Ricoeur contrasts the discourse of love with the discourse of justice, and there are certain aspects where there are clear opposition. What does it mean to be just? By looking at our social practices, he observes that justice is reliant upon argument, confrontation and communicable reason, all of which are foreign to love. He also draws upon the fact that justice, as opposed to love, requires closure - it demands judgment. Many philosophers, from Aristotle to Rawls, have identified justice with distributive justice - assigning roles, tasks, rights and duties based on notions of advantages and disadvantages, of goods and costs. Justice is then tied to equality, where the ideal is an equitable division of rights and goods to the benefit of everyone. From this perspective, society is then seen as a space of confrontation between rivals.
Ricoeur then tries to build a bridge between the discourse of love and the prose of justice - joining the hymn and the formal rule. He found this in Jesus and His teachings. In the Sermon on the Mount in Matthew's gospel and the Sermon on the Plain in Luke's gospel, we have a dramatic contrast between the logic of humanity - the "logic of equality and equivalent" and the logic of God - the "logic of superabundance". Jesus' logic of excess, of disproprtionality, of superabundance and generosity, is made plain in both Sermons.
Love your enemies
Jesus calls forth an extreme response in us by builidng a pattern of commandments that challenges our human logic of equivalence and proportionality.
Ricoeur identifies the same logic of superabundance in Jesus Christ himself: he is the divine excess of generosity, the abundant free gift, the "how much more of God". The clash between the logic of equivalence and the logic of superabundance is on the level of the dialetic of life and death, redemption and fall. On the side of the logic of equivalence - sin, law and death. On the side of the logic of superabundance - justification, grace and life.

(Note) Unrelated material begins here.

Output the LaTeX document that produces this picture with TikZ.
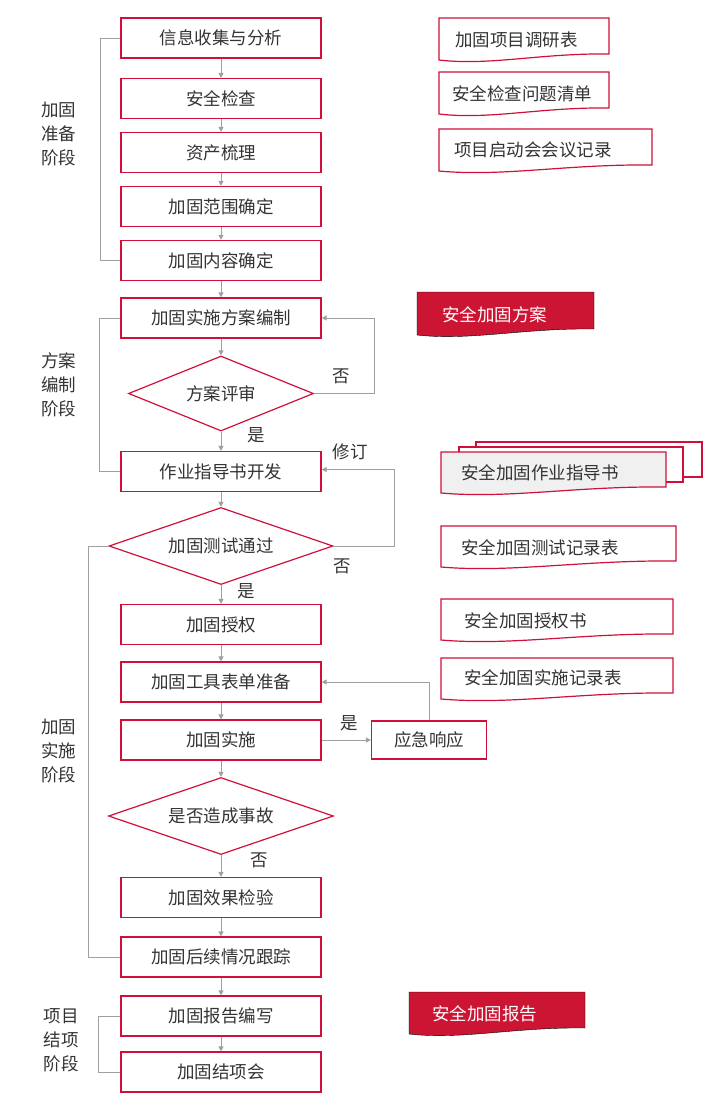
\documentclass[tikz,border=0pt]{standalone}
\usepackage{fontspec}
\setmainfont{Noto Sans CJK SC}
\usepackage{xcolor}
\usetikzlibrary{shapes.geometric,arrows.meta}
\definecolor{edgered}{HTML}{D0103A}
\definecolor{docred}{HTML}{CC1433}
\definecolor{linegray}{HTML}{A0A0A0}
\definecolor{txtgray}{HTML}{333333}
\definecolor{docgray}{HTML}{F0F0F0}
\tikzset{
  box/.style={draw=edgered,line width=1.2pt,minimum width=200pt,minimum height=40pt,inner sep=0pt,text=txtgray},
  check/.style={diamond,aspect=2.9,draw=edgered,line width=1.2pt,inner sep=0pt,text=txtgray},
  arr/.style={draw=linegray,line width=1pt,-{Triangle[length=5pt,width=5pt]}},
  link/.style={draw=linegray,line width=1pt},
  lbl/.style={text=txtgray,inner sep=0pt},
  stage/.style={text=txtgray,align=center,inner sep=0pt},
  paper/.style={draw=edgered,line width=1.2pt,fill=white},
  hotpaper/.style={fill=docred},
  doctext/.style={anchor=west,inner sep=0pt,text=txtgray},
}
% sheet with a wavy lower edge: [style]{left}{top}{right}{bottom}
\newcommand{\sheet}[5][paper]{\draw[#1] (#2,#3) -- (#4,#3) -- (#4,#5)
  .. controls ({#4-0.4*(#4-#2)},{#5-1}) and ({#2+0.3*(#4-#2)},{#5+12}) .. (#2,{#5+6}) -- cycle;}

\begin{document}
\begin{tikzpicture}[x=1pt,y=-1pt,font=\fontsize{17.5}{24}\selectfont]
    \useasboundingbox (0,0) rectangle (715,1114);

    % main column
    \node[box] (collect) at (221,38) {信息收集与分析};
    \node[box] (inspect) at (221,98.5) {安全检查};
    \node[box] (assets) at (221,152.5) {资产梳理};
    \node[box] (scope) at (221,206.5) {加固范围确定};
    \node[box] (content) at (221,260.5) {加固内容确定};
    \node[box] (plan) at (221,318) {加固实施方案编制};
    \node[check,aspect=2.45,minimum width=185pt,minimum height=75pt] (review) at (221,393.5) {方案评审};
    \node[box] (guide) at (221,471.5) {作业指导书开发};
    \node[check,minimum width=224pt,minimum height=77pt] (test) at (221,546) {加固测试通过};
    \node[box] (auth) at (221,624.5) {加固授权};
    \node[box] (tools) at (221,682) {加固工具表单准备};
    \node[box] (apply) at (221,740) {加固实施};
    \node[box,minimum width=115pt,minimum height=38pt] (emerg) at (429,740) {应急响应};
    \node[check,minimum width=225pt,minimum height=77pt] (accident) at (221,816) {是否造成事故};
    \node[box] (verify) at (221,897.5) {加固效果检验};
    \node[box] (track) at (221,957) {加固后续情况跟踪};
    \node[box] (report) at (221,1016) {加固报告编写};
    \node[box] (close) at (221,1072) {加固结项会};

    \draw[arr] (collect) -- (inspect);
    \draw[arr] (inspect) -- (assets);
    \draw[arr] (assets) -- (scope);
    \draw[arr] (scope) -- (content);
    \draw[arr] (content) -- (plan);
    \draw[arr] (plan) -- (review);
    \draw[arr] (review) -- (guide);
    \draw[arr] (guide) -- (test);
    \draw[arr] (test) -- (auth);
    \draw[arr] (auth) -- (tools);
    \draw[arr] (tools) -- (apply);
    \draw[arr] (apply) -- (accident);
    \draw[arr] (accident) -- (verify);
    \draw[arr] (verify) -- (track);
    \draw[arr] (track) -- (report);
    \draw[arr] (report) -- (close);
    \draw[arr] (apply) -- (emerg);

    % loops back
    \draw[arr] (review.east) -- ++(60,0) |- (plan.east);
    \draw[arr] (test.east) -- ++(61,0) |- ([yshift=2pt]guide.east);
    \draw[arr] (emerg.north) |- (tools.east);

    % stage brackets
    \draw[link] (collect.west) -- ++(-19.5,0) |- (content.west);
    \draw[link] (plan.west) -- ++(-21,0) |- (guide.west);
    \draw[link] (test.west) -- ++(-19.5,0) |- (track.west);
    \draw[link] (report.west) -- ++(-22,0) |- (close.west);

    % stage names
    \node[stage] (prep) at (59,134) {加固\\准备\\阶段};
    \node[stage] (draft) at (59,385) {方案\\编制\\阶段};
    \node[stage] (exec) at (59,751) {加固\\实施\\阶段};
    \node[stage] (finish) at (61,1040) {项目\\结项\\阶段};

    % branch labels
    \node[lbl] (no1) at (341,376) {否};
    \node[lbl] (yes1) at (256,435) {是};
    \node[lbl] (fix) at (350,452) {修订};
    \node[lbl] (no2) at (342,566) {否};
    \node[lbl] (yes2) at (246,591) {是};
    \node[lbl] (yes3) at (349,723) {是};
    \node[lbl] (no3) at (259,860) {否};

    % output documents
    \sheet{439}{18}{609}{54}
    \node[doctext] (survey) at (455,40) {加固项目调研表};
    \sheet{439}{72}{609}{108}
    \node[doctext] (issues) at (452,94) {安全检查问题清单};
    \sheet{439}{129}{652}{165}
    \node[doctext] (minutes) at (454,150) {项目启动会会议记录};
    \sheet[hotpaper]{417}{292}{594}{329}
    \node[doctext,text=white] (scheme) at (442,315) {安全加固方案};
    \draw[paper] (476,442) rectangle (702,477);
    \draw[paper] (459,447) rectangle (683,482);
    \sheet[paper,fill=docgray]{441}{452}{666}{487}
    \node[doctext] (manual) at (461,473) {安全加固作业指导书};
    \sheet{441}{526}{676}{561}
    \node[doctext] (testlog) at (461,548) {安全加固测试记录表};
    \sheet{441}{599}{673}{634}
    \node[doctext] (permit) at (464,621) {安全加固授权书};
    \sheet{441}{658}{673}{693}
    \node[doctext] (worklog) at (464,678) {安全加固实施记录表};
    \sheet[hotpaper]{409}{992}{585}{1028}
    \node[doctext,text=white] (final) at (432,1014) {安全加固报告};
\end{tikzpicture}
\end{document}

However, it is likely that Jesus did not intend to show that love and justice are irreconcible, but rather with the logic of love, he intends to shed a new inflection on the rule of justice. It interprets justice in terms of generosity. Applied in our society, it is to avoid descending into immorality, to uphold social justice. It is only the logic of Love, disproportionality and superabundance, that ultimately secures justice, and the logic of equivalence, from perverse interpretation. The rule of justice then has the potential to be reflected as a recognition of mutual interdependence, or a competitive attempt to secure private advantage within the security of an accepted framework. Thus, Ricouer suggests that our institutions of justice need to always be guarded by the poetics of love - this includes accounting.
Accounting cannot be satisfied only with the logic of equivalence. At present, accounting is not only satisifed with this logic, but it is its guardian. We must be careful with the perversion of this logic. Our modern capitalist society seems to be founded on the logic of "free" and "fair" exchange - again the logic of equivalence - but behind the semblance of market equivalencies is a perverse reality of coercion, force and covert constraint. The market makes exchanges seem equal when in reality, they are unequal and exploitative.
Ricoeur reminds us that the law of exchange and equivalence is not eternal. Before this existed the economy of the gift: men and women compete to be generous.